Brief | Zweiundzwanzigster Brief | 375
(357-380)

Das erste: »Wenn ich satt geworden bin und ein anderer stürbe vor Hunger, was geht mich das dann an?«

Das zweite: »Arbeite du, ich werde essen.«

Was diesen zwei Worten ihre Dauer verleiht, ist der immerwährende Strom der Zinsen und die Aufgabe der Almosenspende. Der einzige Weg, diese beiden fürchterlichen Krankheiten des gesellschaftlichen Lebens zu heilen, besteht darin, Almosen als ein allgemein gültiges Prinzip einzuführen, also die absolute Notwendigkeit des Almosengebens und das Verbot des Zinsnehmens. Zudem ist Almosen nicht nur für bestimmte Einzelindividuen oder besondere Gesellschaftsformen, sondern für das Lebensglück der gesamten Menschheit ein bedeutender Stützpfeiler, ja für den Fortbestand der Menschheit die wichtigste Säule überhaupt. Denn in der Menschheit gibt es als die beiden Klassen eine Oberschicht und eine Unterschicht. Was die Oberschicht dazu veranlasst, sich der Unterschicht in Güte und Barmherzigkeit zuzuwenden, der Unterschicht aber, der Oberschicht Ehrerbietung und Gehorsam entgegenzubringen, das ist Almosen. Anderenfalls ergießt sich von oben auf die Unterschicht herab Ungerechtigkeit und Unterdrückung; aus der Unterschicht reckt sich den Reichen Hass und Aufruhr entgegen. Diese beiden Schichten der Menschheit liegen in einem ständigen unsichtbaren Zwist miteinander, einem Zustand ratloser Verwirrung. Das führt schließlich dazu, dass sich, wie dies in Russland bereits geschehen ist, (die Menschen) infolge eines Kampfes zwischen Kapital und Arbeit an die Kehle gehen...

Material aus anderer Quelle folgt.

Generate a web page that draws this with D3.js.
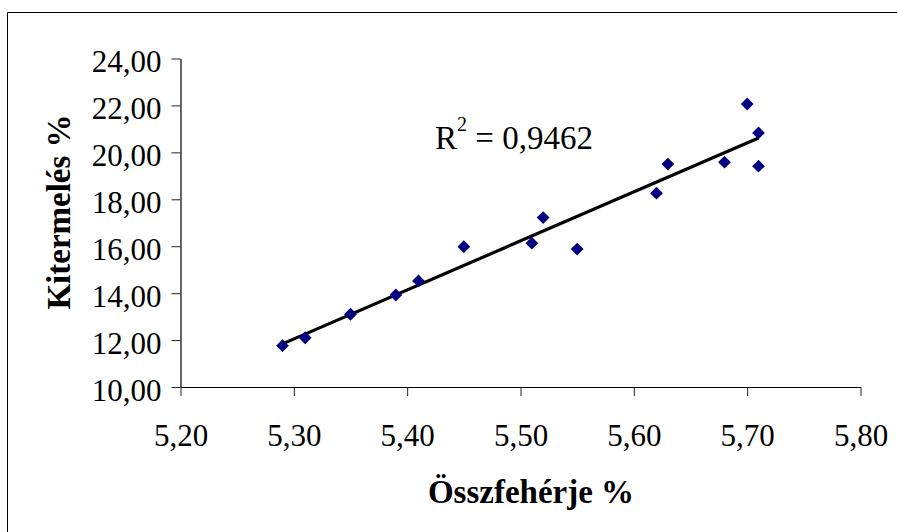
<!DOCTYPE html>
<html>
<head>
<meta charset="utf-8">
<script src="https://cdn.jsdelivr.net/npm/d3@7"></script>
<style>
  html, body { margin: 0; padding: 0; background: #fff; }
  svg { display: block; }
  text { font-family: "Liberation Serif", "Times New Roman", serif; fill: #000; }
</style>
</head>
<body>
<svg id="chart" width="897" height="532"></svg>
<script>
// Protein content (x) versus yield (y)
const protein = [5.29, 5.31, 5.35, 5.39, 5.41, 5.45, 5.51, 5.52, 5.55, 5.62, 5.63, 5.68, 5.70, 5.71, 5.71];
const yieldPct = [11.76, 12.10, 13.10, 13.92, 14.52, 15.98, 16.13, 17.22, 15.88, 18.26, 19.50, 19.58, 22.06, 20.83, 19.41];

const xTicks = [5.20, 5.30, 5.40, 5.50, 5.60, 5.70, 5.80];
const yTicks = [10, 12, 14, 16, 18, 20, 22, 24];
const xTitle = "Összfehérje %";
const yTitle = "Kitermelés %";
const r2Label = "0,9462";

const svg = d3.select("#chart");
const W = 897, H = 532;

svg.append("rect").attr("width", W).attr("height", H).attr("fill", "#fff");

// outer chart frame (runs off the right and bottom edges)
svg.append("path")
  .attr("d", `M7.5,${H + 2} V12.5 H${W + 2}`)
  .attr("fill", "none").attr("stroke", "#000").attr("stroke-width", 1);

const plot = { left: 180.5, right: 860.5, top: 58.5, bottom: 387 };

const x = d3.scaleLinear().domain([5.2, 5.8]).range([plot.left, plot.right]);
const y = d3.scaleLinear().domain([10, 24]).range([plot.bottom, plot.top]);

const comma = (d, p) => d3.format(`.${p}f`)(d).replace(".", ",");

// axes
const xAxis = svg.append("g")
  .attr("transform", `translate(0,${plot.bottom})`)
  .call(d3.axisBottom(x).tickValues(xTicks).tickSize(9).tickSizeOuter(0).tickPadding(28)
    .tickFormat(d => comma(d, 2)));
const yAxis = svg.append("g")
  .attr("transform", `translate(${plot.left},0)`)
  .call(d3.axisLeft(y).tickValues(yTicks).tickSize(9).tickSizeOuter(0).tickPadding(10)
    .tickFormat(d => comma(d, 2)));

[xAxis, yAxis].forEach(g => {
  g.select(".domain").attr("stroke", "#000").attr("stroke-width", 1.2);
  g.selectAll(".tick line").attr("stroke", "#222").attr("stroke-width", 1);
  g.selectAll(".tick text")
    .attr("font-family", "Liberation Serif, Times New Roman, serif")
    .attr("font-size", 31).attr("fill", "#000");
});
yAxis.selectAll(".tick text").attr("dy", "0.43em");

// least-squares trend line
const n = protein.length;
const mx = d3.mean(protein), my = d3.mean(yieldPct);
let sxy = 0, sxx = 0;
for (let i = 0; i < n; i++) {
  sxy += (protein[i] - mx) * (yieldPct[i] - my);
  sxx += (protein[i] - mx) ** 2;
}
const slope = sxy / sxx, intercept = my - slope * mx;
const [x0, x1] = d3.extent(protein);

svg.append("line")
  .attr("x1", x(x0)).attr("y1", y(intercept + slope * x0))
  .attr("x2", x(x1)).attr("y2", y(intercept + slope * x1))
  .attr("stroke", "#000").attr("stroke-width", 3.2);

// diamond markers
const diamond = d3.symbol().type(d3.symbolSquare).size(82);
svg.append("g").selectAll("path")
  .data(protein.map((p, i) => [p, yieldPct[i]]))
  .join("path")
  .attr("d", diamond)
  .attr("transform", d => `translate(${x(d[0])},${y(d[1])}) rotate(45)`)
  .attr("fill", "#000080");

// R² annotation
const r2 = svg.append("text")
  .attr("x", 435).attr("y", 149)
  .attr("font-size", 33);
r2.append("tspan").text("R");
r2.append("tspan").attr("font-size", 20).attr("dy", -18).text("2");
r2.append("tspan").attr("dy", 18).text(" = " + r2Label);

// axis titles
svg.append("text")
  .attr("x", 531).attr("y", 503)
  .attr("text-anchor", "middle")
  .attr("font-size", 33).attr("font-weight", "bold")
  .text(xTitle);

svg.append("text")
  .attr("transform", "translate(70,212) rotate(-90)")
  .attr("text-anchor", "middle")
  .attr("font-size", 33).attr("font-weight", "bold")
  .text(yTitle);
</script>
</body>
</html>
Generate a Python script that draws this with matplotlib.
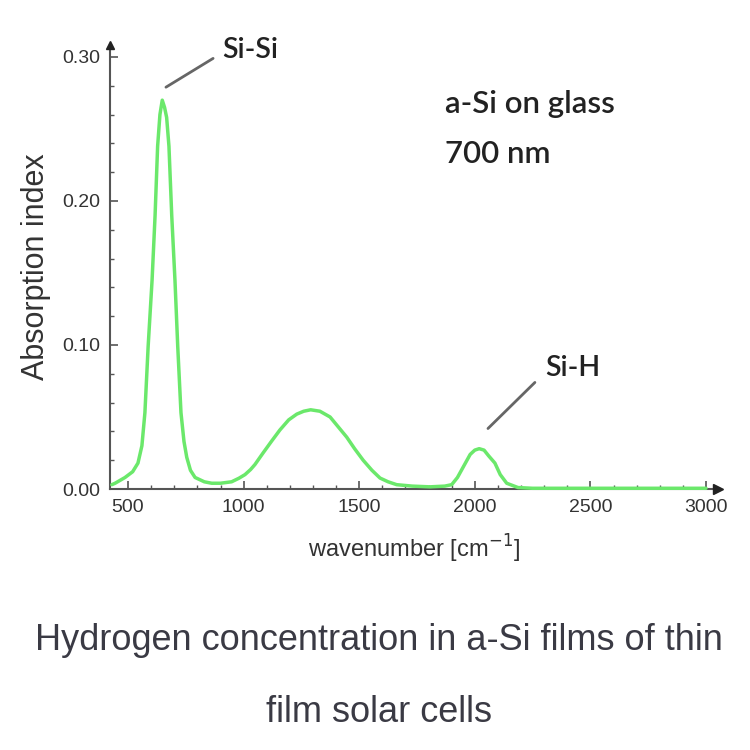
import matplotlib
matplotlib.use("Agg")
import matplotlib.pyplot as plt
from matplotlib.ticker import MultipleLocator, FormatStrFormatter

# ---- data ----
wavenumber = [430, 444, 487, 520, 543, 560, 573, 587, 604, 617, 628, 638, 648,
              658, 667, 677, 689, 703, 715, 729, 742, 754, 770, 790, 830, 862,
              900, 948, 980, 1006, 1030, 1049, 1084, 1120, 1157, 1195, 1230, 1260, 1290,
              1330, 1374, 1410, 1446, 1480, 1517, 1555, 1590, 1625, 1662, 1730,
              1806, 1870, 1900, 1925, 1949, 1980, 2000, 2019, 2040, 2060, 2087,
              2110, 2138, 2187, 2250, 3000]
absorption = [0.003, 0.004, 0.008, 0.012, 0.018, 0.030, 0.053, 0.099, 0.145,
              0.190, 0.238, 0.260, 0.270, 0.265, 0.258, 0.238, 0.190, 0.145,
              0.099, 0.053, 0.033, 0.022, 0.013, 0.008, 0.005, 0.004, 0.004,
              0.005, 0.0075, 0.010, 0.0135, 0.017, 0.025, 0.033, 0.041, 0.048, 0.052, 0.054,
              0.055, 0.054, 0.050, 0.043, 0.036, 0.028, 0.020, 0.013, 0.0076,
              0.005, 0.003, 0.002, 0.0015, 0.002, 0.003, 0.008, 0.015, 0.024,
              0.027, 0.028, 0.027, 0.023, 0.018, 0.010, 0.004, 0.001, 0.0005,
              0.0005]
x_ticks = [500, 1000, 1500, 2000, 2500, 3000]
y_ticks = [0.00, 0.10, 0.20, 0.30]
peak_labels = ["Si-Si", "Si-H"]
sample_text = ["a-Si on glass", "700 nm"]
caption = ["Hydrogen concentration in a-Si films of thin", "film solar cells"]

W = H = 750
fig = plt.figure(figsize=(7.5, 7.5), dpi=100)

def fx(px):
    return px / W

def fy(py):
    return 1 - py / H

left, right, top, bottom = 110, 718, 45, 489
ax = fig.add_axes([fx(left), fy(bottom), fx(right) - fx(left), fy(top) - fy(bottom)])

ax.plot(wavenumber, absorption, color="#6be86b", lw=2.5, solid_capstyle="round",
        solid_joinstyle="round", zorder=3, clip_on=False)

ax.set_xlim(422, 3052)
ax.set_ylim(0, 0.3083)
ax.set_xticks(x_ticks)
ax.set_yticks(y_ticks)
ax.xaxis.set_minor_locator(MultipleLocator(100))
ax.yaxis.set_minor_locator(MultipleLocator(0.02))
ax.yaxis.set_major_formatter(FormatStrFormatter("%.2f"))

axis_col = "#555555"
for s in ["top", "right"]:
    ax.spines[s].set_visible(False)
for s in ["left", "bottom"]:
    ax.spines[s].set_color(axis_col)
    ax.spines[s].set_linewidth(1.5)

ax.tick_params(which="major", direction="in", length=6, width=1.2, color=axis_col,
               labelcolor="#333333", pad=7)
ax.tick_params(which="minor", direction="in", length=3, width=1.0, color=axis_col)
for lab in ax.get_xticklabels() + ax.get_yticklabels():
    lab.set_fontfamily(["Liberation Sans", "DejaVu Sans"])
    lab.set_fontsize(14)

# axis arrows
ax.plot(1, 0, marker=">", color="#222222", ms=7, transform=ax.transAxes, clip_on=False, zorder=4)
ax.plot(0, 1, marker="^", color="#222222", ms=6, transform=ax.transAxes, clip_on=False, zorder=4)

ax.set_xlabel("wavenumber [cm$^{-1}$]", fontsize=17, color="#333333",
              family=["Liberation Sans", "DejaVu Sans"], labelpad=12)
ax.set_ylabel("Absorption index", fontsize=22, color="#333333",
              family=["Liberation Sans", "DejaVu Sans"], labelpad=8)

# annotation leader lines
ax.annotate("", xy=(664, 0.279), xytext=(868, 0.299),
            arrowprops=dict(arrowstyle="-", color="#666666", lw=2, shrinkA=0, shrinkB=0),
            annotation_clip=False)
ax.annotate("", xy=(2057, 0.042), xytext=(2260, 0.074),
            arrowprops=dict(arrowstyle="-", color="#666666", lw=2, shrinkA=0, shrinkB=0),
            annotation_clip=False)

ann_font = dict(family=["Lato", "DejaVu Sans"], color="#222222", weight="semibold")
fig.text(fx(222), fy(50), peak_labels[0], ha="left", va="center", fontsize=20.5, **ann_font)
fig.text(fx(545), fy(368), peak_labels[1], ha="left", va="center", fontsize=20.5, **ann_font)
fig.text(fx(445), fy(104), sample_text[0], ha="left", va="center", fontsize=22.5, **ann_font)
fig.text(fx(445), fy(154), sample_text[1], ha="left", va="center", fontsize=22.5, **ann_font)

cap_font = dict(family=["Liberation Sans", "DejaVu Sans"], fontsize=26, color="#3a3a44")
fig.text(fx(379), fy(640), caption[0], ha="center", va="center", **cap_font)
fig.text(fx(379), fy(712), caption[1], ha="center", va="center", **cap_font)

fig.savefig("out.png", dpi=100, facecolor="white")
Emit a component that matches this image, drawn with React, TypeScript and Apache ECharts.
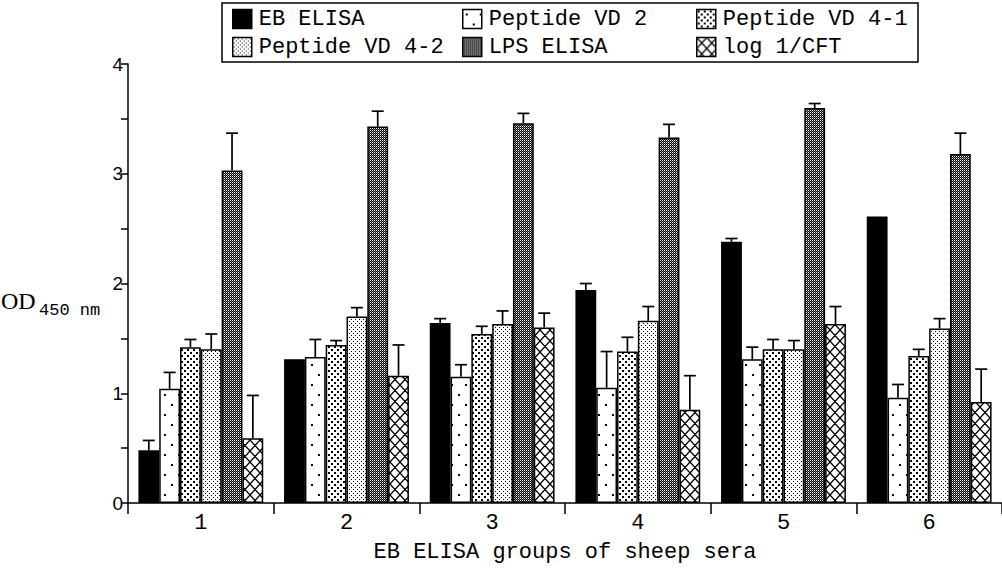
import React, { useEffect, useRef } from 'react';
import * as echarts from 'echarts';

const categories = ['1', '2', '3', '4', '5', '6'];
const seriesNames = ['EB ELISA', 'Peptide VD 2', 'Peptide VD 4-1', 'Peptide VD 4-2', 'LPS ELISA', 'log 1/CFT'];

const ebElisa = [0.48, 1.31, 1.64, 1.94, 2.38, 2.61];
const ebElisaErr = [0.09, 0, 0.04, 0.06, 0.03, 0];
const vd2 = [1.04, 1.33, 1.15, 1.05, 1.31, 0.96];
const vd2Err = [0.15, 0.16, 0.11, 0.33, 0.11, 0.12];
const vd41 = [1.42, 1.44, 1.54, 1.38, 1.4, 1.34];
const vd41Err = [0.07, 0.04, 0.07, 0.13, 0.09, 0.06];
const vd42 = [1.4, 1.7, 1.63, 1.66, 1.4, 1.59];
const vd42Err = [0.14, 0.08, 0.12, 0.13, 0.08, 0.09];
const lps = [3.03, 3.43, 3.46, 3.33, 3.6, 3.18];
const lpsErr = [0.34, 0.14, 0.09, 0.12, 0.04, 0.19];
const logCft = [0.59, 1.16, 1.6, 0.85, 1.63, 0.92];
const logCftErr = [0.39, 0.28, 0.13, 0.31, 0.16, 0.3];

const yMin = 0;
const yMax = 4;
const yStep = 0.5;

const allValues = [ebElisa, vd2, vd41, vd42, lps, logCft];
const allErrors = [ebElisaErr, vd2Err, vd41Err, vd42Err, lpsErr, logCftErr];

const CAT_GAP = 0.143;
const MONO = '"Liberation Mono", "DejaVu Sans Mono", monospace';

function tile(w: number, h: number, draw: (ctx: CanvasRenderingContext2D) => void, bg = '#fff') {
  const c = document.createElement('canvas');
  c.width = w;
  c.height = h;
  const ctx = c.getContext('2d')!;
  ctx.fillStyle = bg;
  ctx.fillRect(0, 0, w, h);
  ctx.fillStyle = '#000';
  ctx.strokeStyle = '#000';
  draw(ctx);
  return { image: c.toDataURL(), repeat: 'repeat', imageWidth: w, imageHeight: h } as any;
}

function makeFills() {
  const solid = '#000';
  const sparse = tile(14, 20, (ctx) => {
    ctx.fillRect(3, 4, 2, 2);
    ctx.fillRect(10, 14, 2, 2);
  });
  const medium = tile(6, 6, (ctx) => {
    ctx.fillRect(1, 1, 2, 2);
    ctx.fillRect(4, 4, 2, 2);
  });
  const dense = tile(4, 4, (ctx) => {
    ctx.fillRect(1, 1, 1, 1);
    ctx.fillRect(3, 3, 1, 1);
  });
  const dark = tile(2, 2, (ctx) => {
    ctx.fillStyle = '#fff';
    ctx.fillRect(0, 0, 1, 1);
    ctx.fillStyle = '#777';
    ctx.fillRect(1, 1, 1, 1);
  }, '#000');
  const cross = tile(10, 11, (ctx) => {
    ctx.lineWidth = 1.3;
    ctx.beginPath();
    for (let k = -1; k <= 1; k++) {
      ctx.moveTo(k * 10, 0);
      ctx.lineTo(k * 10 + 10, 11);
      ctx.moveTo(k * 10 + 10, 0);
      ctx.lineTo(k * 10, 11);
    }
    ctx.stroke();
  });
  return [solid, sparse, medium, dense, dark, cross];
}

const legendLayout = [
  { left: 232, top: 8 },
  { left: 462, top: 8 },
  { left: 696, top: 8 },
  { left: 232, top: 36 },
  { left: 462, top: 36 },
  { left: 696, top: 36 },
];

export default function App() {
  const ref = useRef<HTMLDivElement>(null);
  useEffect(() => {
    if (!ref.current) return;
    const chart = echarts.init(ref.current, null, { renderer: 'svg' });
    const fills = makeFills();

    const barSeries = seriesNames.map((name, i) => ({
      name,
      type: 'bar',
      data: allValues[i],
      barGap: '0%',
      barCategoryGap: `${CAT_GAP * 100}%`,
      itemStyle: { color: fills[i], borderColor: '#000', borderWidth: 1.5 },
      emphasis: { disabled: true },
    }));

    const errData: number[][] = [];
    allValues.forEach((vals, s) => {
      vals.forEach((v, c) => {
        const e = allErrors[s][c];
        if (e > 0) errData.push([c, s, v, v + e]);
      });
    });

    const errSeries = {
      type: 'custom',
      name: 'err',
      z: 5,
      dimensions: ['cat', 'ser', 'val', 'top'],
      encode: { x: 0, y: 3 },
      data: errData,
      renderItem: (params: any, api: any) => {
        const c = api.value(0);
        const s = api.value(1);
        const v = api.value(2);
        const t = api.value(3);
        const band = api.size([1, 0])[0];
        const bw = (band * (1 - CAT_GAP)) / seriesNames.length;
        const cx = api.coord([c, 0])[0] + (s - (seriesNames.length - 1) / 2) * bw;
        const y1 = api.coord([c, v])[1];
        const y2 = api.coord([c, t])[1];
        const st = { stroke: '#000', lineWidth: 1.7 };
        return {
          type: 'group',
          children: [
            { type: 'line', shape: { x1: cx, y1, x2: cx, y2 }, style: st },
            { type: 'line', shape: { x1: cx - 6, y1: y2, x2: cx + 6, y2 }, style: st },
          ],
        };
      },
    };

    const legends = seriesNames.map((name, i) => ({
      data: [name],
      left: legendLayout[i].left,
      top: legendLayout[i].top,
      orient: 'horizontal',
      icon: 'rect',
      itemWidth: 19,
      itemHeight: 19,
      padding: 0,
      selectedMode: false,
      itemStyle: { borderColor: '#000', borderWidth: 1.5 },
      textStyle: { fontFamily: MONO, fontSize: 22, color: '#000', padding: [0, 0, 0, 2] },
    }));

    chart.setOption({
      animation: false,
      backgroundColor: '#fff',
      grid: { left: 128, top: 64, width: 882, height: 439, containLabel: false },
      legend: legends,
      xAxis: {
        type: 'category',
        data: categories,
        name: 'EB ELISA groups of sheep sera',
        nameLocation: 'middle',
        nameGap: 38,
        nameTextStyle: { fontFamily: MONO, fontSize: 22, color: '#000' },
        axisLine: { lineStyle: { color: '#000', width: 1.5 } },
        axisTick: { show: true, alignWithLabel: false, length: 11, lineStyle: { color: '#000', width: 1.5 } },
        axisLabel: { fontFamily: MONO, fontSize: 22, color: '#000', margin: 9 },
        splitLine: { show: false },
      },
      yAxis: {
        type: 'value',
        min: yMin,
        max: yMax,
        interval: yStep,
        axisLine: { show: true, lineStyle: { color: '#000', width: 1.5 } },
        axisTick: { show: true, length: 7, lineStyle: { color: '#000', width: 1.5 } },
        axisLabel: {
          fontFamily: '"Liberation Sans", Arial, sans-serif',
          fontSize: 19,
          color: '#000',
          margin: 5,
          formatter: (v: number) => (Number.isInteger(v) ? String(v) : ''),
        },
        splitLine: { show: false },
      },
      graphic: [
        {
          type: 'rect',
          shape: { x: 222, y: 3, width: 696, height: 59 },
          style: { fill: 'none', stroke: '#000', lineWidth: 1.5 },
        },
        {
          type: 'text',
          x: 1,
          y: 301,
          style: { text: 'OD', font: '24px "Liberation Serif", serif', fill: '#000', textVerticalAlign: 'middle' },
        },
        {
          type: 'text',
          x: 39,
          y: 310,
          style: { text: '450 nm', font: '17px "Liberation Mono", monospace', fill: '#000', textVerticalAlign: 'middle' },
        },
      ],
      series: [...barSeries, errSeries],
    });
    return () => chart.dispose();
  }, []);
  return <div ref={ref} style={{ position: 'fixed', left: 0, top: 0, width: 1002, height: 573 }} />;
}
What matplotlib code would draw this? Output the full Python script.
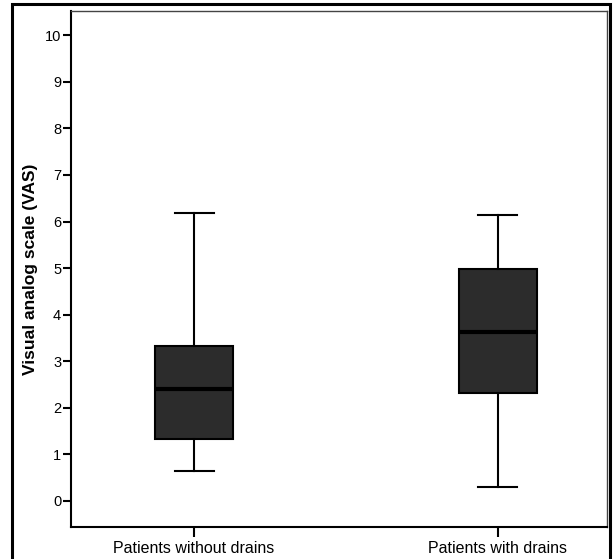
import matplotlib
matplotlib.use("Agg")
import matplotlib.pyplot as plt
from matplotlib.patches import Rectangle

plt.rcParams["font.family"] = ["Liberation Sans", "DejaVu Sans"]

# data
groups = ["Patients without drains", "Patients with drains"]
whisker_low = [0.64, 0.30]
q1 = [1.33, 2.32]
median = [2.40, 3.63]
q3 = [3.33, 4.98]
whisker_high = [6.18, 6.14]
yticks = list(range(0, 11))


def main():
    fig = plt.figure(figsize=(6.15, 5.59), dpi=100)
    ax = fig.add_axes([0.1154, 0.0572, 0.8716, 0.9231])

    stats = []
    for i, name in enumerate(groups):
        stats.append({
            "label": name,
            "whislo": whisker_low[i],
            "q1": q1[i],
            "med": median[i],
            "q3": q3[i],
            "whishi": whisker_high[i],
            "fliers": [],
        })

    ax.bxp(
        stats,
        positions=[1, 2],
        widths=0.257,
        patch_artist=True,
        showfliers=False,
        boxprops=dict(facecolor="#2c2c2c", edgecolor="black", linewidth=1.5),
        medianprops=dict(color="black", linewidth=3),
        whiskerprops=dict(color="black", linewidth=1.5),
        capprops=dict(color="black", linewidth=1.5),
    )

    ax.set_xlim(0.595, 2.359)
    ax.set_ylim(-0.56, 10.52)
    ax.set_yticks(yticks)
    ax.set_xticks([1, 2])
    ax.set_xticklabels(groups, fontsize=11.5)
    ax.tick_params(axis="y", labelsize=10.5, length=6, width=1.5, pad=1)
    ax.tick_params(axis="x", length=7, width=1.5, pad=3)
    ax.set_ylabel("Visual analog scale (VAS)", fontsize=12.5, fontweight="bold", labelpad=5)

    for side in ["left", "bottom"]:
        ax.spines[side].set_linewidth(1.5)
    for side in ["top", "right"]:
        ax.spines[side].set_linewidth(1.0)
        ax.spines[side].set_color("#444444")

    # outer frame, bottom edge cut off like the reference
    frame = Rectangle((12 / 615, -0.05), (610 - 12) / 615, 1.05 - 4 / 559,
                      transform=fig.transFigure, fill=False,
                      edgecolor="black", linewidth=2.2)
    fig.patches.append(frame)

    fig.savefig("out.png", dpi=100)


main()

Oh ihr Leute des Edelmutes und des guten Gewissens! Und auch ihr Leute der Freigiebigkeit und Güte!

Wenn Wohltaten nicht im Sinne eines Almosens gespendet werden, so entsteht ein dreifacher Schaden. Manchmal erweisen sie sich als nutzlos. Denn wer nicht um Allahs willen gibt, legt (den anderen) unausgesprochen eine Verpflichtung auf. Der bedauernswerte Arme gerät in die Fesseln der Dankbarkeit. So gehst du seiner hochgeschätzten Fürbitte verlustig. Wenn nun auch noch du, der du doch in Wahrheit die Stellung eines Beamten inne hast, der von Gott dem Gerechten dazu beauftragt worden ist Seine Güter an Seine Diener und Anbeter weiterzureichen, dich selbst als Herrn und Eigentümer betrachtest, so verleugnest du in Undankbarkeit Seine Gnadengaben. Wenn du aber im Sinne eines Almosens gibst, so wirst du eine Belohnung erhalten, weil du im Namen Gottes des Gerechten gibst und bringst so deine Dankbarkeit in Anerkennung der Gnadengaben Gottes zum Ausdruck. Wenn dieser bedürftige Mann nun also nicht dazu gezwungen ist, vor dir zu kriechen, so bleibt sein Selbstwertgefühl ungebrochen und seine Fürbitte um deinetwillen ist hochgeschätzt.